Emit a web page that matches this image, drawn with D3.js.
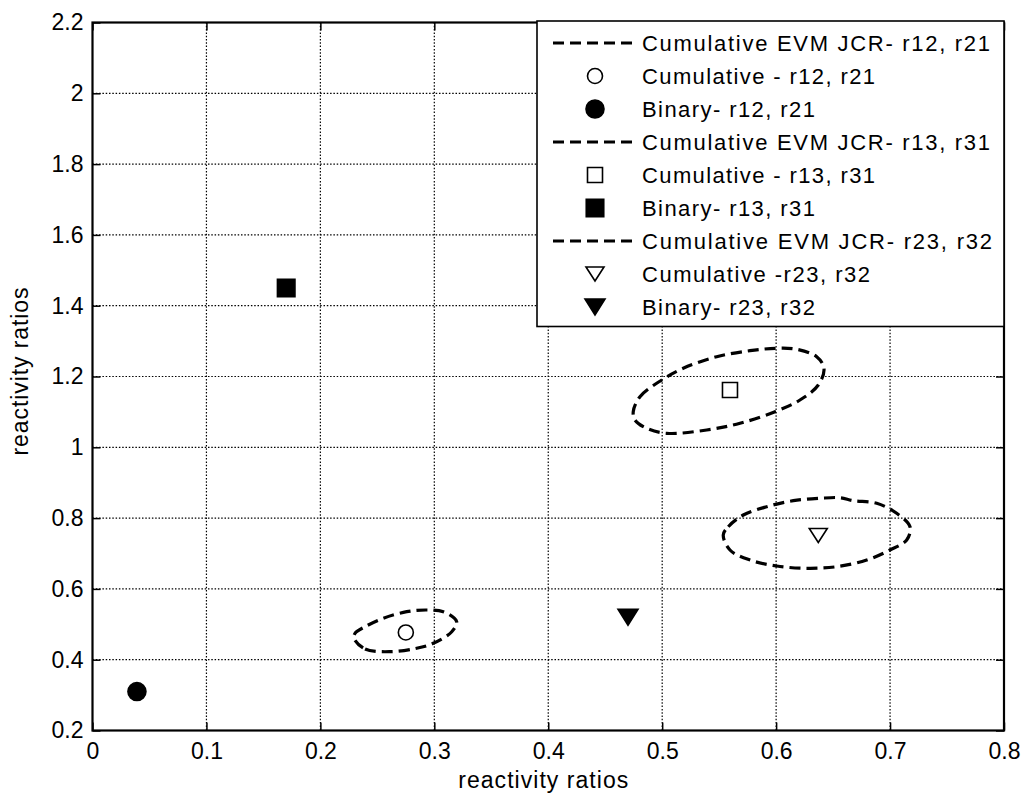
<!DOCTYPE html>
<html>
<head>
<meta charset="utf-8">
<script src="https://cdn.jsdelivr.net/npm/d3@7"></script>
<style>
  html, body { margin: 0; padding: 0; background: #fff; }
  svg { display: block; }
  text { font-family: "Liberation Sans", Arial, sans-serif; fill: #000; }
</style>
</head>
<body>
<svg id="chart" width="1024" height="795"></svg>
<script>
// ---- data ----
const xTicks = [0, 0.1, 0.2, 0.3, 0.4, 0.5, 0.6, 0.7, 0.8];
const yTicks = [0.2, 0.4, 0.6, 0.8, 1, 1.2, 1.4, 1.6, 1.8, 2, 2.2];
const xLabel = "reactivity ratios";
const yLabel = "reactivity ratios";

// point estimates (r12/r21, r13/r31, r23/r32)
const cumulativeX = [0.275, 0.5595, 0.637];
const cumulativeY = [0.477, 1.162, 0.751];
const binaryX = [0.039, 0.17, 0.47];
const binaryY = [0.31, 1.45, 0.52];

// joint confidence regions (EVM), outline points
const jcr12X = [0.2295, 0.2392, 0.2611, 0.2845, 0.2991, 0.3153, 0.3196, 0.3079, 0.2933, 0.2758, 0.2552, 0.2392, 0.2304];
const jcr12Y = [0.4605, 0.4302, 0.4226, 0.4322, 0.4463, 0.4791, 0.5073, 0.5356, 0.5404, 0.5356, 0.5169, 0.4932, 0.4746];
const jcr13X = [0.4746, 0.4805, 0.4996, 0.5185, 0.5478, 0.5771, 0.6005, 0.6180, 0.6356, 0.6420, 0.6370, 0.6209, 0.5990, 0.5683, 0.5391, 0.5040, 0.4864, 0.4761];
const jcr13Y = [1.1006, 1.1429, 1.1901, 1.2232, 1.2559, 1.2729, 1.2797, 1.2768, 1.2559, 1.2232, 1.1760, 1.1336, 1.1006, 1.0678, 1.0489, 1.0395, 1.0537, 1.0771];
const jcr23X = [0.5536, 0.5580, 0.5712, 0.5917, 0.6151, 0.6385, 0.6560, 0.6677, 0.6883, 0.7058, 0.7175, 0.7146, 0.6999, 0.6795, 0.6531, 0.6268, 0.6005, 0.5771, 0.5595];
const jcr23Y = [0.7523, 0.7757, 0.8088, 0.8322, 0.8492, 0.8559, 0.8576, 0.8492, 0.8418, 0.8136, 0.7757, 0.7381, 0.7099, 0.6816, 0.6627, 0.6582, 0.6647, 0.6816, 0.7099];

const legendLabels = [
  "Cumulative EVM JCR- r12, r21",
  "Cumulative - r12, r21",
  "Binary- r12, r21",
  "Cumulative EVM JCR- r13, r31",
  "Cumulative - r13, r31",
  "Binary- r13, r31",
  "Cumulative EVM JCR- r23, r32",
  "Cumulative -r23, r32",
  "Binary- r23, r32"
];
const legendKinds = ["line", "circleOpen", "circleFilled", "line", "squareOpen", "squareFilled", "line", "triOpen", "triFilled"];
const legendTextWidths = [348, 233, 173, 348, 233, 173, 350, 228, 173];

// ---- layout ----
const svg = d3.select("#chart");
const m = { left: 92.5, right: 1004, top: 22.5, bottom: 730.5 };
const x = d3.scaleLinear().domain([0, 0.8]).range([m.left, m.right]);
const y = d3.scaleLinear().domain([0.2, 2.2]).range([m.bottom, m.top]);

// grid
const grid = svg.append("g").attr("stroke", "#000").attr("stroke-width", 1.2).attr("stroke-dasharray", "1.5,1.8");
grid.selectAll("line.gx").data(xTicks.slice(1, -1)).join("line")
  .attr("x1", d => x(d)).attr("x2", d => x(d)).attr("y1", m.top).attr("y2", m.bottom);
grid.selectAll("line.gy").data(yTicks.slice(1, -1)).join("line")
  .attr("y1", d => y(d)).attr("y2", d => y(d)).attr("x1", m.left).attr("x2", m.right);

// axes
const fmt = d => String(d);
const xAxisB = d3.axisBottom(x).tickValues(xTicks).tickFormat(fmt).tickSizeInner(-8).tickSizeOuter(0).tickPadding(12);
const xAxisT = d3.axisTop(x).tickValues(xTicks).tickFormat("").tickSizeInner(-8).tickSizeOuter(0);
const yAxisL = d3.axisLeft(y).tickValues(yTicks).tickFormat(fmt).tickSizeInner(-8).tickSizeOuter(0).tickPadding(9);
const yAxisR = d3.axisRight(y).tickValues(yTicks).tickFormat("").tickSizeInner(-8).tickSizeOuter(0);

function styleAxis(g) {
  g.select(".domain").remove();
  g.selectAll(".tick line").attr("stroke", "#000").attr("stroke-width", 1.5);
  g.selectAll(".tick text").style("font-family", "'Liberation Sans', Arial, sans-serif").style("font-size", "23px").attr("fill", "#000");
}
svg.append("g").attr("transform", `translate(0,${m.bottom})`).call(xAxisB).call(styleAxis);
svg.append("g").attr("transform", `translate(0,${m.top})`).call(xAxisT).call(styleAxis);
svg.append("g").attr("transform", `translate(${m.left},0)`).call(yAxisL).call(styleAxis);
svg.append("g").attr("transform", `translate(${m.right},0)`).call(yAxisR).call(styleAxis);

// frame
svg.append("rect").attr("x", m.left).attr("y", m.top)
  .attr("width", m.right - m.left).attr("height", m.bottom - m.top)
  .attr("fill", "none").attr("stroke", "#000").attr("stroke-width", 2.2);

// axis labels
svg.append("text").attr("x", (m.left + m.right) / 2 - 5).attr("y", 788)
  .attr("text-anchor", "middle").style("font-size", "23px")
  .attr("textLength", 170).attr("lengthAdjust", "spacing").text(xLabel);
svg.append("text").attr("transform", `translate(28,${(m.top + m.bottom) / 2 - 5}) rotate(-90)`)
  .attr("text-anchor", "middle").style("font-size", "23px")
  .attr("textLength", 168).attr("lengthAdjust", "spacing").text(yLabel);

// confidence regions
const ellipseLine = d3.line().x(d => x(d[0])).y(d => y(d[1])).curve(d3.curveCatmullRomClosed.alpha(0.5));
const regions = [[jcr12X, jcr12Y], [jcr13X, jcr13Y], [jcr23X, jcr23Y]];
svg.append("g").selectAll("path").data(regions).join("path")
  .attr("d", r => ellipseLine(d3.zip(r[0], r[1])))
  .attr("fill", "none").attr("stroke", "#000").attr("stroke-width", 3.2)
  .attr("stroke-dasharray", "11,6");

// marker shapes
const sym = {
  circleOpen:   { type: d3.symbolCircle,   size: Math.PI * 7.5 * 7.5, fill: "#fff" },
  circleFilled: { type: d3.symbolCircle,   size: Math.PI * 9 * 9,     fill: "#000" },
  squareOpen:   { type: d3.symbolSquare,   size: 15 * 15,             fill: "#fff" },
  squareFilled: { type: d3.symbolSquare,   size: 17.5 * 17.5,         fill: "#000" }
};
function drawMarker(g, kind, cx, cy) {
  if (kind === "triOpen" || kind === "triFilled") {
    const w = kind === "triOpen" ? 18 : 20, h = kind === "triOpen" ? 14 : 16;
    g.append("path")
      .attr("d", `M${cx - w / 2},${cy - h / 2}L${cx + w / 2},${cy - h / 2}L${cx},${cy + h / 2}Z`)
      .attr("fill", kind === "triOpen" ? "#fff" : "#000")
      .attr("stroke", "#000").attr("stroke-width", 1.6).attr("stroke-linejoin", "miter");
    return;
  }
  const s = sym[kind];
  g.append("path").attr("d", d3.symbol().type(s.type).size(s.size)())
    .attr("transform", `translate(${cx},${cy})`)
    .attr("fill", s.fill).attr("stroke", "#000").attr("stroke-width", 1.6);
}
const pts = svg.append("g");
const cumKinds = ["circleOpen", "squareOpen", "triOpen"];
const binKinds = ["circleFilled", "squareFilled", "triFilled"];
cumulativeX.forEach((v, i) => drawMarker(pts, cumKinds[i], x(v), y(cumulativeY[i])));
binaryX.forEach((v, i) => drawMarker(pts, binKinds[i], x(v), y(binaryY[i])));

// legend
const lg = svg.append("g");
lg.append("rect").attr("x", 537).attr("y", 21).attr("width", 1004 - 537).attr("height", 326.5 - 21)
  .attr("fill", "#fff").attr("stroke", "#000").attr("stroke-width", 1.6);
legendLabels.forEach((lab, i) => {
  const cy = 43 + i * 33;
  const kind = legendKinds[i];
  if (kind === "line") {
    lg.append("line").attr("x1", 553).attr("x2", 632).attr("y1", cy).attr("y2", cy)
      .attr("stroke", "#000").attr("stroke-width", 3.2).attr("stroke-dasharray", "11,6");
  } else {
    drawMarker(lg, kind, 595, cy);
  }
  lg.append("text").attr("x", 642).attr("y", cy + 8).style("font-size", "22px")
    .attr("textLength", legendTextWidths[i]).attr("lengthAdjust", "spacing").text(lab);
});
</script>
</body>
</html>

┄┄┄┄┄┄┄┄┄┄

- [AIM OF THE TASK] The lines from the start of the data through the line that contains "const binaryY = [0.31, 1.45, 0.52];" are to be returned exactly, please, with both ends included and every picture left out.

- [WRITTEN RESPONSE]
Emit a web page that matches this image, drawn with D3.js.
<!DOCTYPE html>
<html>
<head>
<meta charset="utf-8">
<script src="https://cdn.jsdelivr.net/npm/d3@7"></script>
<style>
  html, body { margin: 0; padding: 0; background: #fff; }
  svg { display: block; }
  text { font-family: "Liberation Sans", Arial, sans-serif; fill: #000; }
</style>
</head>
<body>
<svg id="chart" width="1024" height="795"></svg>
<script>
// ---- data ----
const xTicks = [0, 0.1, 0.2, 0.3, 0.4, 0.5, 0.6, 0.7, 0.8];
const yTicks = [0.2, 0.4, 0.6, 0.8, 1, 1.2, 1.4, 1.6, 1.8, 2, 2.2];
const xLabel = "reactivity ratios";
const yLabel = "reactivity ratios";

// point estimates (r12/r21, r13/r31, r23/r32)
const cumulativeX = [0.275, 0.5595, 0.637];
const cumulativeY = [0.477, 1.162, 0.751];
const binaryX = [0.039, 0.17, 0.47];
const binaryY = [0.31, 1.45, 0.52];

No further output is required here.